Another great thing about Bruna Surfistinha is that it when it comes to showing the diversity of sex work venues, Baldini really gives it the old college try. Raquel is shown working, in sequence, in a small downtown brothel – or privé – as a rent-a-girlfriend at Love Story disco, trading blowjobs for transit-fines with cops, as a high-priced call girl, as an internet-based one-woman brothel and, finally, as an addicted, coked out whore giving it up for 15 reais a shot in a fast foda in crackolândia. (A scene which is responsible for what, IMHO, is the film’s best potential internet-ready meme: “Hoje não estou dando: estou distribuindo.”)

But for all its positive points, there are problems with Bruna Surfistinha. For one thing, in trying to show the diversity of sex work, the director puts Raquel through a veritable rollercoaster-ride of a career which only vaguely resembles the real woman’s memoirs. In real life, Raquel claimed she entered sex work with eyes wide open and a set goal: make a hundred thousand reais to pay for college and get out. She paid for health insurance (including psychological care) and registered as a tax-paying independent worker. Apparently, she did get addicted to coke at one point, but not to anything like the degree shown in the film. Shortly after she became an internet celebrity, she cashed in her chips and retired. By all accounts, Raquel is doing fairly well in the straight work market today.

In the film, however, “Bruna” rises meteorically from privé puta to high-priced call girl in one fell swoop. She then, predictably, falls into the degradation of drugs, trading sex for coke money in São Paulo’s worst zona (all without ever losing her swank pool-equipped penthouse, mind you).
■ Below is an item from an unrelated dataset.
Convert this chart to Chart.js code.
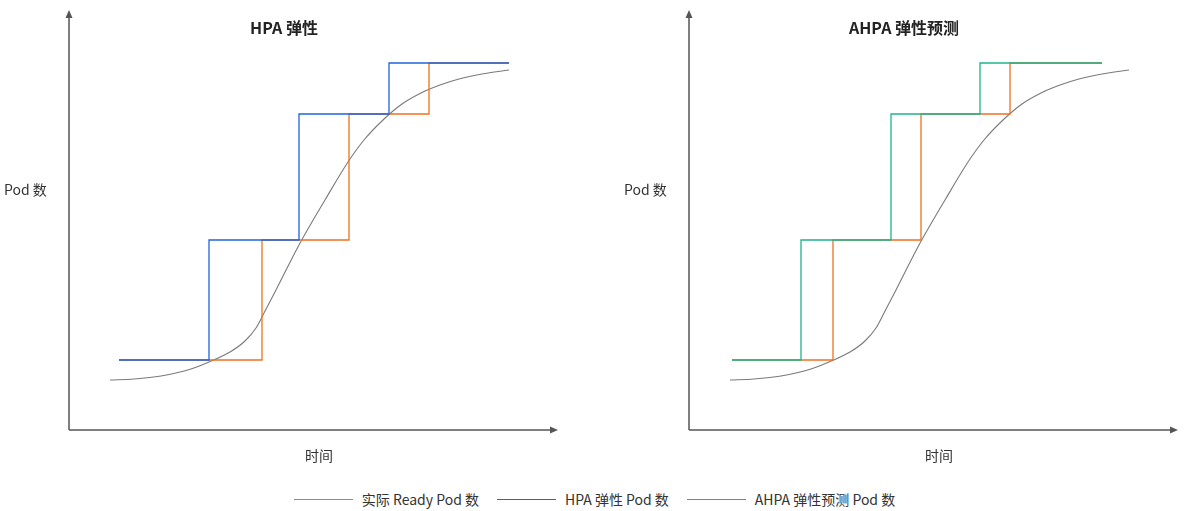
<!DOCTYPE html>
<html>
<head>
<meta charset="utf-8">
<script src="https://cdn.jsdelivr.net/npm/chart.js@4.4.1/dist/chart.umd.min.js"></script>
<style>
  html, body { margin: 0; padding: 0; background: #fff; }
  body { width: 1189px; height: 511px; position: relative; overflow: hidden;
         font-family: "Noto Sans CJK SC", "Noto Sans", sans-serif; }
  #left { position: absolute; left: 0; top: 0; }
  #right { position: absolute; left: 620px; top: 0; }
  #legend { position: absolute; left: 0; width: 1189px; top: 489px; height: 20px;
            display: flex; justify-content: center; align-items: center;
            font-size: 14px; color: #333; }
  .item { display: flex; align-items: center; margin: 0 9px; }
  .swatch { display: inline-block; width: 59px; height: 1px; margin-right: 9px; }
</style>
</head>
<body>
<canvas id="left" width="600" height="475"></canvas>
<canvas id="right" width="569" height="475"></canvas>
<div id="legend"></div>
<script>
// ---- data (time units, pod units) ----
const seriesNames = ['实际 Ready Pod 数', 'HPA 弹性 Pod 数', 'AHPA 弹性预测 Pod 数'];
const panelTitles = ['HPA 弹性', 'AHPA 弹性预测'];
const yAxisLabel = 'Pod 数';
const xAxisLabel = '时间';

// smooth load curve (same in both panels)
const curveTime = [4.1, 6.5, 9.2, 12.2, 14.0, 16.1, 17.6, 18.7, 19.5, 20.7, 23.0, 25.6, 27.9, 29.5, 31.4, 33.3, 35.2, 37.1, 39.0, 41.3, 44.0];
const curvePods = [5.0, 5.1, 5.4, 6.1, 6.8, 7.8, 8.9, 10.2, 11.7, 14.0, 18.5, 23.0, 26.8, 29.0, 31.0, 32.6, 33.7, 34.5, 35.1, 35.6, 36.0];

// step levels
const podLevels = [7.0, 19.0, 31.6, 36.7, 36.7];

// left panel (HPA)
const hpaTime = [5.0, 14.0, 23.0, 32.0, 44.0];
const hpaReadyTime = [5.0, 19.3, 28.0, 36.0, 44.0];

// right panel (AHPA)
const ahpaTime = [4.3, 11.2, 20.2, 29.1, 41.3];
const ahpaReadyTime = [4.3, 14.4, 23.2, 32.1, 41.3];

const X_MAX = 48.9, Y_MAX = 42;

const COLORS = { ready: '#F0701E', hpa: '#1F64DC', ahpa: '#1EB48A', curve: '#7a7a7a', axis: '#555555' };

function pts(xs, ys) { return xs.map((x, i) => ({ x: x, y: ys[i] })); }

const decor = {
  id: 'decor',
  afterDraw(chart, args, opts) {
    const ctx = chart.ctx;
    const xs = chart.scales.x, ys = chart.scales.y;
    const ox = xs.getPixelForValue(0), oy = ys.getPixelForValue(0);
    const tx = xs.getPixelForValue(X_MAX), ty = ys.getPixelForValue(Y_MAX);
    ctx.save();
    ctx.strokeStyle = COLORS.axis; ctx.fillStyle = COLORS.axis; ctx.lineWidth = 1.5;
    ctx.beginPath();
    ctx.moveTo(ox, oy); ctx.lineTo(ox, ty + 6);
    ctx.moveTo(ox, oy); ctx.lineTo(tx - 6, oy);
    ctx.stroke();
    ctx.beginPath();
    ctx.moveTo(ox, ty); ctx.lineTo(ox - 3.5, ty + 8); ctx.lineTo(ox + 3.5, ty + 8); ctx.closePath(); ctx.fill();
    ctx.beginPath();
    ctx.moveTo(tx, oy); ctx.lineTo(tx - 8, oy - 3.5); ctx.lineTo(tx - 8, oy + 3.5); ctx.closePath(); ctx.fill();

    ctx.textBaseline = 'middle';
    ctx.fillStyle = '#222';
    ctx.font = 'bold 16px "Noto Sans CJK SC", sans-serif';
    ctx.textAlign = 'center';
    ctx.fillText(opts.title, ox + 215, 28);
    ctx.fillStyle = '#333';
    ctx.font = '14px "Noto Sans CJK SC", sans-serif';
    ctx.textAlign = 'left';
    ctx.fillText(yAxisLabel, 4, 190);
    ctx.textAlign = 'center';
    ctx.fillText(xAxisLabel, ox + 250, 456);
    ctx.restore();
  }
};

function makeChart(id, title, stepTime, readyTime, stepColor, rightPad) {
  return new Chart(document.getElementById(id), {
    type: 'line',
    data: {
      datasets: [
        { label: 'step', data: pts(stepTime, podLevels), stepped: 'before', borderColor: stepColor, borderWidth: 1.3, pointRadius: 0, fill: false },
        { label: 'ready', data: pts(readyTime, podLevels), stepped: 'before', borderColor: COLORS.ready, borderWidth: 1.3, pointRadius: 0, fill: false },
        { label: 'curve', data: pts(curveTime, curvePods), borderColor: COLORS.curve, borderWidth: 1.1, pointRadius: 0, fill: false, cubicInterpolationMode: 'monotone' }
      ]
    },
    options: {
      responsive: false, animation: false,
      layout: { autoPadding: false, padding: { left: 69, right: rightPad, top: 10, bottom: 45 } },
      scales: {
        x: { type: 'linear', min: 0, max: X_MAX, display: false },
        y: { type: 'linear', min: 0, max: Y_MAX, display: false }
      },
      plugins: { legend: { display: false }, tooltip: { enabled: false }, decor: { title: title } }
    },
    plugins: [decor]
  });
}

makeChart('left', panelTitles[0], hpaTime, hpaReadyTime, COLORS.hpa, 42);
makeChart('right', panelTitles[1], ahpaTime, ahpaReadyTime, COLORS.ahpa, 11);

// shared legend
const legendColors = [COLORS.ready, COLORS.hpa, COLORS.ahpa];
const legend = document.getElementById('legend');
seriesNames.forEach((name, i) => {
  const item = document.createElement('div'); item.className = 'item';
  const sw = document.createElement('span'); sw.className = 'swatch'; sw.style.backgroundColor = legendColors[i];
  const tx = document.createElement('span'); tx.textContent = name;
  item.appendChild(sw); item.appendChild(tx); legend.appendChild(item);
});
</script>
</body>
</html>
This “rise and fall of the whore”-style plot was hackneyed even back when Jesus was a kosher carpenter washing sex workers’ feet. Seeing it on the silver screen today can only make the spectator groan, especially if they’ve actually read Raquel’s book “O Doce Veneno do Escorpião”.

In fact, last Thursday I interviewed a prostitute in Macaé who spared no words in qualifying the film as “trash” specifically because of its “romanticized notion of prostitution as degradation”. “OK,” she said, “yes, there are women strung out on crack and other drugs selling sex. But hell, I’m 44 and entered into the life when I was 40 and I’ve already bought two houses for myself on my earnings. You mean to tell me the Bruna supposedly did all that, got a penthouse apartment and everything, and still didn’t put a single Real away for herself? That’s not how it works”.

But it’s perhaps too early to hope that the cinematographic industry would produce a “true-to-life” pop film about sex work, especially in today’s climate of hysteria regarding trafficking. When it comes to portraying the face of Brazilian sex work, “Bruna Surfistinha“, for all its faults, is a valiant effort and a necessary corrective to 2009’s execrable “Filhas do Sol”, though it’s perhaps not as good as 2008’s indy production :”O Céu de Suely”. With the reservation that showings of the film should be accompanied by readings of Raquel’s book, I can recommend it as a good resource for the professor who wishes to educate regarding sex work in terras brasilis.